I took it. Two weeks is a reasonable ask when you’re telling people the thing they’ve been building toward might not be the answer.
Two weeks became four. EC2 logged zero pipeline executions.
Week five: the first real apples-to-apples comparison. Same project. Both platforms. Jenkins — the legacy system we were migrating away from — ran the pipeline in 19 minutes. Harness on Kubernetes: 6.5 minutes.
The argument I would have lost in any meeting, the data won without me saying a word.
What Defiance Can’t Fix
This is the part of the story where I’m supposed to tell you we shipped the migration and everyone high-fived in the Slack channel.
Instead, the org churned. Half a dozen people left within a few months. Legacy commitments surged — the kind that don’t show up on roadmaps but consume entire sprints. Capacity evaporated. My team, who had been ahead of schedule, stopped making progress on the migration to keep production running. The thing that was working got deprioritized in favor of the thing that was on fire.
I flew to Chicago for a leadership strategy session while they were back home keeping the lights on.
No guilt about that — I was where I was supposed to be.
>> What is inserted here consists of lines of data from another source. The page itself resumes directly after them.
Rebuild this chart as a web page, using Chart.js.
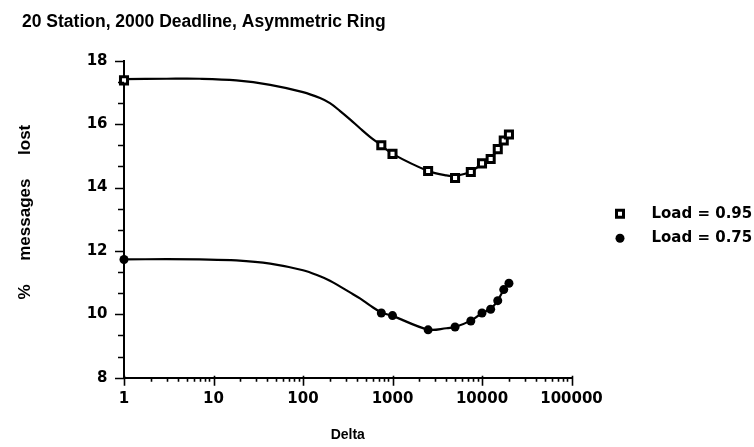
<!DOCTYPE html>
<html>
<head>
<meta charset="utf-8">
<script src="https://cdn.jsdelivr.net/npm/chart.js@4.4.1/dist/chart.umd.min.js"></script>
<style>
  html, body { margin: 0; padding: 0; background: #fff; }
</style>
</head>
<body>
<canvas id="chart" width="754" height="447"></canvas>
<script>
// runs: Delta value and % of messages lost for each load
const deltas = [1, 750, 1000, 2500, 5000, 7500, 10000, 12500, 15000, 17500, 20000];
const lost95 = [17.38, 15.33, 15.06, 14.52, 14.3, 14.49, 14.76, 14.9, 15.21, 15.48, 15.67];
const lost75 = [11.73, 10.04, 9.96, 9.51, 9.6, 9.79, 10.04, 10.16, 10.43, 10.78, 10.98];

// smoothed fit curves
const fitDeltas = [1, 3, 7, 18, 43, 100, 155, 200, 258, 335, 433, 560, 750, 1000, 2500, 4000, 5000, 7500, 10000, 12500, 15000, 17500, 20000];
const fit95 = [17.42, 17.43, 17.43, 17.38, 17.24, 17.01, 16.82, 16.66, 16.42, 16.15, 15.87, 15.6, 15.33, 15.06, 14.52, 14.38, 14.37, 14.5, 14.76, 14.93, 15.2, 15.46, 15.67];
const fit75 = [11.73, 11.74, 11.73, 11.7, 11.6, 11.39, 11.2, 11.06, 10.88, 10.69, 10.5, 10.28, 10.06, 9.95, 9.52, 9.56, 9.6, 9.8, 10.04, 10.17, 10.44, 10.77, 10.98];

// axis ticks
const decades = [1, 10, 100, 1000, 10000, 100000];
const yLabels = [8, 10, 12, 14, 16, 18];

const seriesNames = ['Load = 0.95', 'Load = 0.75'];

const tickFont = { family: 'DejaVu Sans', size: 15, weight: 'bold' };

function pts(xs, ys) {
  return xs.map((x, i) => ({ x: x, y: ys[i] }));
}

// short ticks drawn by hand: longer on labelled values
const tickMarks = {
  id: 'tickMarks',
  afterDraw(chart) {
    const { ctx } = chart;
    const x = chart.scales.x, y = chart.scales.y;
    ctx.save();
    ctx.strokeStyle = '#000';
    ctx.lineWidth = 1.6;
    ctx.beginPath();
    x.ticks.forEach(t => {
      const px = Math.round(x.getPixelForValue(t.value)) + 0.5;
      const len = decades.includes(t.value) ? 8 : 4;
      ctx.moveTo(px, x.top - (decades.includes(t.value) ? 2 : 0));
      ctx.lineTo(px, x.top + len);
    });
    y.ticks.forEach(t => {
      const py = Math.round(y.getPixelForValue(t.value)) + 0.5;
      const len = yLabels.includes(t.value) ? 9 : 6;
      ctx.moveTo(y.right - len, py);
      ctx.lineTo(y.right, py);
    });
    ctx.stroke();
    ctx.restore();
  }
};

// key at the right of the plot
const keyBox = {
  id: 'keyBox',
  afterDraw(chart) {
    const { ctx, chartArea } = chart;
    const mx = chartArea.right + 48.5;
    const tx = chartArea.right + 80;
    const rows = [chartArea.top + 153, chartArea.top + 177];
    ctx.save();
    // open square
    ctx.strokeStyle = '#000';
    ctx.fillStyle = '#fff';
    ctx.lineWidth = 3;
    ctx.beginPath();
    ctx.rect(mx - 3.5, rows[0] - 3.5, 7, 7);
    ctx.fill();
    ctx.stroke();
    // filled dot
    ctx.fillStyle = '#000';
    ctx.beginPath();
    ctx.arc(mx, rows[1] + 0.5, 4.5, 0, Math.PI * 2);
    ctx.fill();
    ctx.font = 'bold 15px "DejaVu Sans"';
    ctx.textBaseline = 'middle';
    ctx.textAlign = 'left';
    seriesNames.forEach((name, i) => ctx.fillText(name, tx, rows[i]));
    ctx.restore();
  }
};

new Chart(document.getElementById('chart'), {
  type: 'scatter',
  data: {
    datasets: [
      {
        label: seriesNames[0],
        data: pts(deltas, lost95),
        pointStyle: 'rect',
        pointRadius: 5,
        pointBorderWidth: 3,
        pointBackgroundColor: '#fff',
        pointBorderColor: '#000',
        showLine: false,
        clip: false,
        order: 0
      },
      {
        label: seriesNames[1],
        data: pts(deltas, lost75),
        pointStyle: 'circle',
        pointRadius: 4.5,
        pointBorderWidth: 0,
        pointBackgroundColor: '#000',
        pointBorderColor: '#000',
        showLine: false,
        clip: false,
        order: 0
      },
      {
        label: 'fit 0.95',
        data: pts(fitDeltas, fit95),
        showLine: true,
        borderColor: '#000',
        borderWidth: 2.2,
        pointRadius: 0,
        tension: 0.35,
        order: 1
      },
      {
        label: 'fit 0.75',
        data: pts(fitDeltas, fit75),
        showLine: true,
        borderColor: '#000',
        borderWidth: 2.2,
        pointRadius: 0,
        tension: 0.35,
        order: 1
      }
    ]
  },
  options: {
    responsive: false,
    animation: false,
    events: [],
    layout: { padding: { left: 22, right: 182.5, top: 0, bottom: 0 } },
    plugins: {
      legend: { display: false },
      tooltip: { enabled: false },
      title: {
        display: true,
        text: '20 Station, 2000 Deadline, Asymmetric Ring',
        align: 'start',
        color: '#000',
        font: { family: 'Liberation Sans', size: 17.5, weight: 'bold', lineHeight: 1.2 },
        padding: { top: 11.2, bottom: 28.5 }
      }
    },
    scales: {
      x: {
        type: 'logarithmic',
        min: 1,
        max: 100000,
        border: { display: true, color: '#000', width: 2 },
        grid: { display: false, drawTicks: false },
        afterBuildTicks(scale) {
          const ticks = [];
          decades.forEach(d => {
            ticks.push({ value: d });
            if (d < 100000) {
              for (let k = 2; k <= 9; k++) ticks.push({ value: d * k });
            }
          });
          scale.ticks = ticks;
        },
        afterFit(scale) { scale.height = 69.3; },
        ticks: {
          autoSkip: false,
          maxRotation: 0,
          padding: 12.5,
          color: '#000',
          font: tickFont,
          callback: v => decades.includes(v) ? String(v) : ''
        },
        title: {
          display: true,
          text: 'Delta',
          color: '#000',
          font: { family: 'Liberation Sans', size: 14, weight: 'bold', lineHeight: 1.2 },
          padding: { top: 0, bottom: 3.6 }
        }
      },
      y: {
        min: 8,
        max: 18,
        border: { display: true, color: '#000', width: 2 },
        grid: { display: false, drawTicks: false },
        afterBuildTicks(scale) {
          const ticks = [];
          yLabels.forEach((v, i) => {
            ticks.push({ value: v });
            if (i < yLabels.length - 1) {
              const step = (yLabels[i + 1] - v) / 3;
              ticks.push({ value: v + step }, { value: v + 2 * step });
            }
          });
          scale.ticks = ticks;
        },
        afterFit(scale) { scale.width = 102; },
        ticks: {
          autoSkip: false,
          padding: 16.5,
          color: '#000',
          font: tickFont,
          callback: v => yLabels.includes(v) ? String(v) : ''
        },
        title: {
          display: true,
          text: '   %     messages     lost',
          color: '#000',
          font: { family: 'Liberation Sans', size: 17, weight: 'bold', lineHeight: 1.2 },
          padding: { top: -7, bottom: 0 }
        }
      }
    }
  },
  plugins: [tickMarks, keyBox]
});
</script>
</body>
</html>
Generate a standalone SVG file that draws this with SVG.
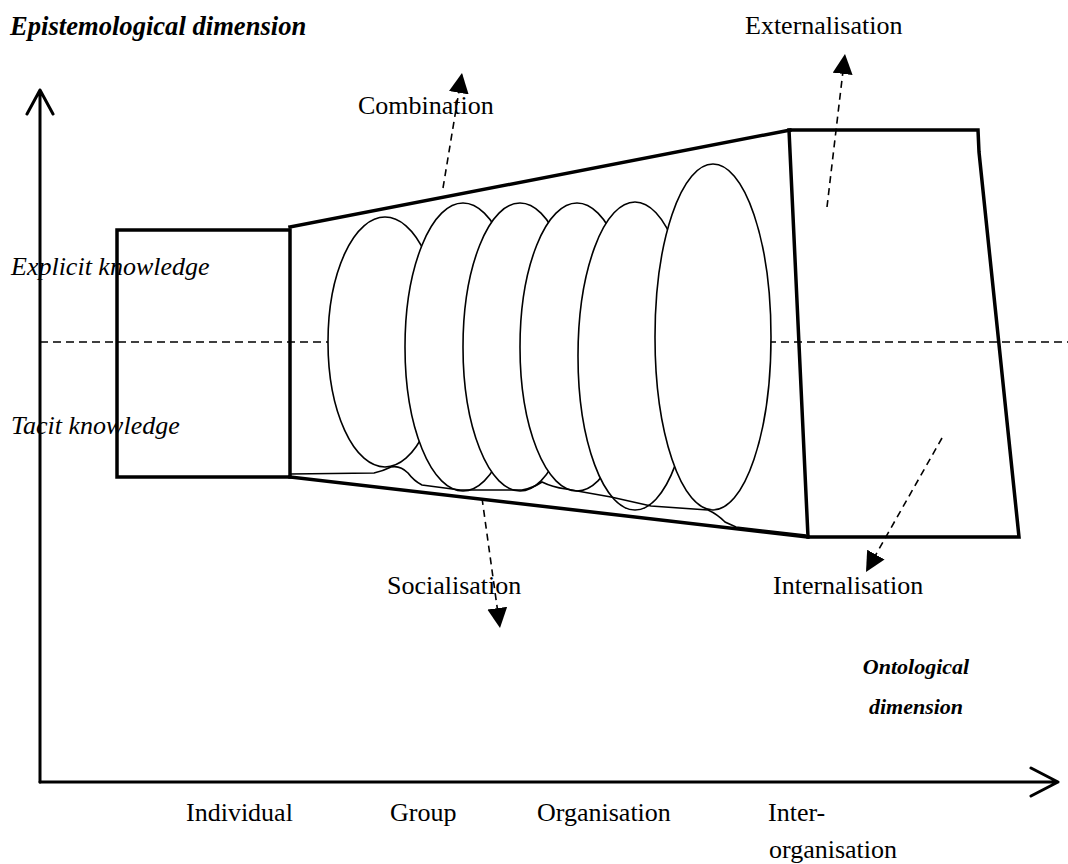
<svg xmlns="http://www.w3.org/2000/svg" width="1068" height="864" viewBox="0 0 1068 864">
  <style>
    text { font-family: "Liberation Serif", "Times New Roman", serif; fill: #000; font-size: 26px; }
    .bi { font-weight: bold; font-style: italic; }
    .it { font-style: italic; }
    .thick { fill: none; stroke: #000; stroke-width: 3.5; stroke-linecap: square; }
    .axis { fill: none; stroke: #000; stroke-width: 3; stroke-linecap: round; stroke-linejoin: round; }
    .disc { fill: #fff; stroke: #000; stroke-width: 1.6; }
    .thin { fill: none; stroke: #000; stroke-width: 1.6; }
    .midline { fill: none; stroke: #000; stroke-width: 1.5; stroke-dasharray: 8 5; }
    .flow { fill: none; stroke: #000; stroke-width: 1.6; stroke-dasharray: 7 5; marker-end: url(#head); }
  </style>
  <defs>
    <marker id="head" viewBox="0 0 20 20" refX="20" refY="10" markerWidth="20" markerHeight="20" markerUnits="userSpaceOnUse" orient="auto">
      <path d="M0,0 L20,10 L0,20 Z" fill="#000"/>
    </marker>
  </defs>

  <!-- axes -->
  <g id="axes">
    <path class="axis" d="M40,782 L40,90 M27,114 L40,90 L53,114"/>
    <path class="axis" d="M40,782 L1058,782 M1031,768 L1058,782 L1031,796"/>
  </g>

  <!-- explicit / tacit divider -->
  <path id="divider" class="midline" d="M40,342 L1068,342"/>

  <!-- individual level -->
  <g id="individual">
    <rect class="thick" x="117" y="230" width="173" height="247"/>
  </g>

  <!-- group / organisation funnel -->
  <g id="funnel">
    <path class="thick" d="M290,227 L790,130"/>
    <path class="thick" d="M290,477 L808,537"/>
    <ellipse class="disc" cx="385" cy="342" rx="57" ry="125"/>
    <ellipse class="disc" cx="463" cy="347" rx="58" ry="144"/>
    <ellipse class="disc" cx="520" cy="347" rx="57" ry="144"/>
    <ellipse class="disc" cx="577" cy="347" rx="57" ry="144"/>
    <ellipse class="disc" cx="635" cy="356" rx="57" ry="154"/>
    <ellipse class="disc" cx="713" cy="337" rx="58" ry="173"/>
    <path class="thin" d="M290,474 L374,473 Q383,471 391,467 Q400,465 408,473 Q414,481 422,485 L460,490 L522,490 Q533,488 542,482 Q552,487 566,489 L611,497 L651,506 L708,510 Q717,514 725,522 L736,527 L806,535"/>
  </g>

  <!-- inter-organisation level -->
  <g id="inter-organisation">
    <path class="thick" d="M790,130 L978,130 L979,152 L1019,537 L808,537 L789,130"/>
  </g>

  <!-- knowledge conversion flows -->
  <g id="connectors">
    <path class="flow" d="M443,188 L462,73"/>
    <path class="flow" d="M827,207 L845,54"/>
    <path class="flow" d="M942,438 L866,572"/>
    <path class="flow" d="M482,498 L500,628"/>
  </g>

  <!-- labels -->
  <g id="labels">
    <text class="bi" x="10" y="35" style="font-size:26.6px">Epistemological dimension</text>
    <text class="it" x="11" y="275">Explicit knowledge</text>
    <text class="it" x="11" y="434">Tacit knowledge</text>
    <text x="358" y="114">Combination</text>
    <text x="745" y="34">Externalisation</text>
    <text x="387" y="594">Socialisation</text>
    <text x="773" y="594">Internalisation</text>
    <text class="bi" x="916" y="674" text-anchor="middle" style="font-size:22px">Ontological</text>
    <text class="bi" x="916" y="714" text-anchor="middle" style="font-size:22px">dimension</text>
    <text x="186" y="821">Individual</text>
    <text x="390" y="821">Group</text>
    <text x="537" y="821">Organisation</text>
    <text x="768" y="821">Inter-</text>
    <text x="769" y="858">organisation</text>
  </g>
</svg>
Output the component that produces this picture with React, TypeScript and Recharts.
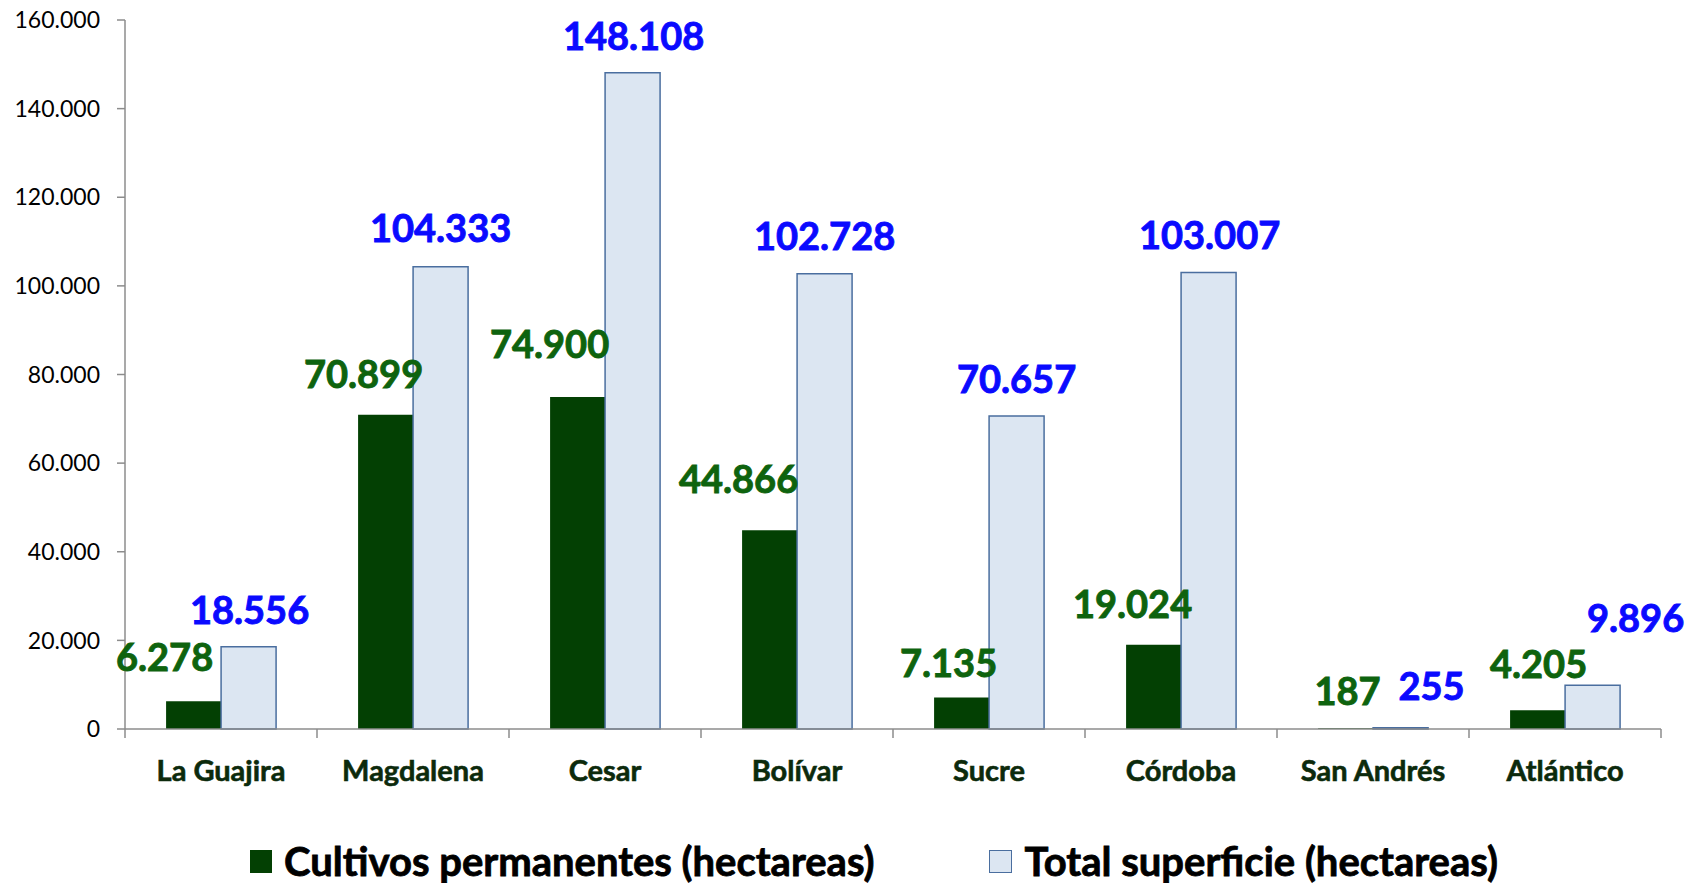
import React from "react";
import { Bar, BarChart, LabelList, Legend, XAxis, YAxis } from "recharts";

const departamentos = ["La Guajira", "Magdalena", "Cesar", "Bolívar", "Sucre", "Córdoba", "San Andrés", "Atlántico"];
const cultivosPermanentes = [6278, 70899, 74900, 44866, 7135, 19024, 187, 4205];
const totalSuperficie = [18556, 104333, 148108, 102728, 70657, 103007, 255, 9896];
const yTicks = [0, 20000, 40000, 60000, 80000, 100000, 120000, 140000, 160000];

// hand-placed label offsets (dx, dy) as in the original slide
const greenNudge = [[-29, -7], [-22, -4], [-28, -16], [-31, -14], [-13, 3], [-21, -4], [2, 0], [1, -9]];
const blueNudge = [[1, 0], [0, -2], [1, 0], [0, -1], [0, 0], [1, -1], [31, -5], [43, -30]];

const FONT = "Lato, 'Open Sans', sans-serif";
const AXIS = "#8c8c8c";
const GREEN = "#034003";
const LIGHT = "#dce6f2";
const LIGHT_EDGE = "#4a6e9f";

const data = departamentos.map((name, i) => ({
  name,
  permanentes: cultivosPermanentes[i],
  total: totalSuperficie[i],
}));

const fmt = (n: number) => String(n).replace(/\B(?=(\d{3})+(?!\d))/g, ".");

const makeLabel = (color: string, nudge: number[][]) => (props: any) => {
  const { x, y, width, value, index } = props;
  const [dx, dy] = nudge[index] ?? [0, 0];
  return (
    <text
      x={Number(x) + Number(width) / 2 + dx}
      y={Number(y) - 23 + dy}
      textAnchor="middle"
      fill={color}
      stroke={color}
      strokeWidth={0.9}
      fontSize={38}
      fontWeight={700}
      fontFamily={FONT}
    >
      {fmt(Number(value))}
    </text>
  );
};

const CategoryTick = (props: any) => {
  const { x, y, payload, index } = props;
  const half = payload?.offset ?? 0;
  const last = index === departamentos.length - 1;
  return (
    <g>
      <line x1={x - half} y1={y} x2={x - half} y2={y + 9} stroke={AXIS} strokeWidth={1.5} />
      {last && <line x1={x + half} y1={y} x2={x + half} y2={y + 9} stroke={AXIS} strokeWidth={1.5} />}
      <text
        x={x}
        y={y + 52}
        textAnchor="middle"
        fill="#0c2a0c"
        stroke="#0c2a0c"
        strokeWidth={0.6}
        fontSize={29}
        fontWeight={700}
        fontFamily={FONT}
      >
        {payload.value}
      </text>
    </g>
  );
};

const renderLegend = () => (
  <div
    style={{
      height: 44,
      display: "flex",
      alignItems: "center",
      paddingLeft: 250,
      fontFamily: FONT,
      fontWeight: 700,
      fontSize: 40,
      color: "#000",
      whiteSpace: "nowrap",
      WebkitTextStroke: "0.8px #000",
    }}
  >
    <span style={{ display: "inline-block", width: 22, height: 23, background: GREEN, marginRight: 12 }} />
    <span>Cultivos permanentes (hectareas)</span>
    <span
      style={{
        display: "inline-block",
        width: 23,
        height: 23,
        background: LIGHT,
        border: `1.5px solid ${LIGHT_EDGE}`,
        boxSizing: "border-box",
        marginLeft: 114,
        marginRight: 13,
      }}
    />
    <span>Total superficie (hectareas)</span>
  </div>
);

export default function App() {
  return (
    <div style={{ position: "absolute", left: 0, top: 0, background: "#fff" }}>
      <BarChart
        width={1702}
        height={883}
        data={data}
        margin={{ top: 20, right: 41, left: 0, bottom: 0 }}
        barGap={0}
        barCategoryGap="21.4%"
      >
        <XAxis
          dataKey="name"
          interval={0}
          height={110}
          tickLine={false}
          tickSize={0}
          tickMargin={0}
          axisLine={{ stroke: AXIS, strokeWidth: 1.5 }}
          tick={<CategoryTick />}
        />
        <YAxis
          width={125}
          domain={[0, 160000]}
          ticks={yTicks}
          interval={0}
          tickFormatter={fmt}
          tickSize={8}
          tickMargin={17}
          axisLine={{ stroke: AXIS, strokeWidth: 1.5 }}
          tickLine={{ stroke: AXIS, strokeWidth: 1.5 }}
          tick={{ fill: "#000", fontSize: 23, fontFamily: FONT }}
        />
        <Legend verticalAlign="bottom" content={renderLegend} wrapperStyle={{ left: 0, width: 1702 }} />
        <Bar dataKey="permanentes" fill={GREEN} isAnimationActive={false}>
          <LabelList dataKey="permanentes" content={makeLabel("#0e630e", greenNudge)} />
        </Bar>
        <Bar dataKey="total" fill={LIGHT} stroke={LIGHT_EDGE} strokeWidth={1.5} isAnimationActive={false}>
          <LabelList dataKey="total" content={makeLabel("#0a0aff", blueNudge)} />
        </Bar>
      </BarChart>
    </div>
  );
}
But I’m not going to pretend the optics felt great, or that I had a good answer when someone asked how the migration was going.
Calibrated defiance works when you can control the variables. When the gap between the plan and the problem is something you can close with effort and a few late nights. It doesn’t work on org-wide capacity drain. It doesn’t work on unexpected attrition, or the accumulated weight of technical debt you didn’t create and can’t prioritize away.
I’m writing this section because two wins in a row reads like a brag without it. I’m not writing from a position of “I solved it.” I’m writing from 30,000 feet on a delayed flight home, clear-eyed about what’s still hard and what building alone can’t fix.
The Pattern
Calibrated defiance isn’t recklessness. It’s not a philosophy. It’s a read.
It’s knowing the difference between “This is wrong and I should fight it” — which is usually just ego — and “This is wrong and the timeline gives me room to prove it” — which is the move.
You steel-man the other side. Genuinely. Not as a rhetorical exercise, but because they might be right, and you need to know the difference before you spend your credibility.
You wait for cover. Not forever, but long enough that you’re not just the new guy with an opinion.
You tell two people. Not zero — that’s reckless. Not ten — that’s politics. Two: someone who can protect you, and someone who can help you build.
You build the thing. Not a deck, not a proposal, not a proof of concept that needs three more sprints. Working software. The kind that runs when someone asks “can you show me?”
You let the data make the argument. Nineteen minutes versus six and a half. You don’t need a speech after that.
And you stay honest about where it doesn’t work. Because if you oversell the pattern, you’ll reach for it at the wrong moment — when the problem isn’t a gap you can close, but a system that’s grinding everyone down equally, and what’s actually needed is patience, or a conversation, or something you can’t build in twelve hours with your laptop open at 2 AM.
The team is still grinding. The migration is still real. But the path is clearer than it was six months ago — and it got clearer because someone kept building when building felt like the wrong call.
I’ve tested this theory twice now. Working software is a better argument than any planning doc.